In LA, designer Enrique Martin photographs some elements that he'll download and drop in to Photoshop (the hot pink background can be easily selected and cut out, leaving only the silhouetted objects). The only real constraint the designers have is that the construction of their designs has to be done during the actual competition. They can't use premade elements (with some exceptions for the motion category).
"For the most part, the designers can do whatever they want," says founder John Fiorelli. "Our briefs ... are very open; they're primarily thematic, with very little in the way of additional constraint other than just stay in the concept. And if you're able to communicate the concept, then great, you've done your job as a designer. We try to keep it really, really open."
And though it's a digital competition, there's more to life than vector drawings. Devin Croda, the 2D winner in San Francisco, speaks for many designers when he says, "I always feel like there's a bigger payoff to a work that uses some sort of actual physical element.
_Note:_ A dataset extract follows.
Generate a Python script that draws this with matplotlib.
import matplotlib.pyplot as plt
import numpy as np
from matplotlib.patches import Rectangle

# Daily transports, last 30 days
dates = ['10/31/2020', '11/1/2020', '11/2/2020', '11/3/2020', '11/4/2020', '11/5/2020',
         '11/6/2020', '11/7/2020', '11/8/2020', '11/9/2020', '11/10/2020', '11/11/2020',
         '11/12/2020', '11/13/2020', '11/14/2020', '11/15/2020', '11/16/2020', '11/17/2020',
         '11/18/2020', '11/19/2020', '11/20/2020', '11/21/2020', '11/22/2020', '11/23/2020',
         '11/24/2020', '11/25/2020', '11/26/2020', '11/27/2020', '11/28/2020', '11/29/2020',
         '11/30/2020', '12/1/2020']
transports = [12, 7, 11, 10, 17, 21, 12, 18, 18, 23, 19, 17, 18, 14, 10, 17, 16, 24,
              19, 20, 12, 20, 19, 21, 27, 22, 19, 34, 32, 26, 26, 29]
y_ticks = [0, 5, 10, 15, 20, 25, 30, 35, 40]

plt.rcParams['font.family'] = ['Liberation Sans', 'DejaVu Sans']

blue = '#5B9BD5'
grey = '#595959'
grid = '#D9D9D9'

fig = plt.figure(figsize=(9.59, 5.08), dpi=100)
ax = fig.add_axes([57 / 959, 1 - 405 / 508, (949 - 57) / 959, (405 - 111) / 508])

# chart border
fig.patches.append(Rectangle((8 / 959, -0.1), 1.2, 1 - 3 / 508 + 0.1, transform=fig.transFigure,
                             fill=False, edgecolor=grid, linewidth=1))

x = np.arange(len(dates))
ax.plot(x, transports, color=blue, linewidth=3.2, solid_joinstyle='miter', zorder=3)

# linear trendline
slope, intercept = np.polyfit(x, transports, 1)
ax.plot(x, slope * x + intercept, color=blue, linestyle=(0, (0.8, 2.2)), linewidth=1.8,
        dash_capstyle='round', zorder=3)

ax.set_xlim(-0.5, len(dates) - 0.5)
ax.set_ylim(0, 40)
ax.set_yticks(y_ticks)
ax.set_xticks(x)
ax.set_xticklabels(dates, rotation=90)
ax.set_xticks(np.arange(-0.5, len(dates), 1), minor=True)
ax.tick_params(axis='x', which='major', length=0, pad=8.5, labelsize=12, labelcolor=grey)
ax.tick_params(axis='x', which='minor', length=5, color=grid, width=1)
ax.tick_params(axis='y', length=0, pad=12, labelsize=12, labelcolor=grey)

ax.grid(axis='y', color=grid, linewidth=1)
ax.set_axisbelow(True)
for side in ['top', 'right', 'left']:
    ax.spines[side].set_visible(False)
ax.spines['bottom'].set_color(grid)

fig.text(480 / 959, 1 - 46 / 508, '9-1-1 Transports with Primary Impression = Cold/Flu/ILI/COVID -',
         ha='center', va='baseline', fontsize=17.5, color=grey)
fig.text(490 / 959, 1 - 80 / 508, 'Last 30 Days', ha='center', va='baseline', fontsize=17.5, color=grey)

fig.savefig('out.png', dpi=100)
I feel like it always comes through much stronger."
In New York, the 3D contestants get their backs up. (From left to right: architect and designer Carlomaria Ciampoli, industrial designers Loren Kulesus and Kevin O'Leary, and industrial designer and mechanical engineer Evin Gamal Prather.)
And in LA, judge Eric Nakamura gets to sum up:
"I thought the event was just incredible," he says. "Like, what a great idea, you know? ... Of course, you're not gonna see the greatest design happen in front of your face in a 15-minute time limit. But I just think design as a spectator sport is ... a totally interesting and exciting concept. 'Cause that's something that hasn't been really, really touched. There are contests and competitions for everything, including stuff like foosball or paper, scissors, rock--you know all these different things. But I think design is a much better platform to stand on. It's not like a joke sport; it's something you run into every day ... I think when you think of it that way, you think, 'Wow, design is so broad and such a huge important thing in our society.' ... From almost the beginning of recorded time design has been part of our lives--so having it as a spectator sport just makes sense."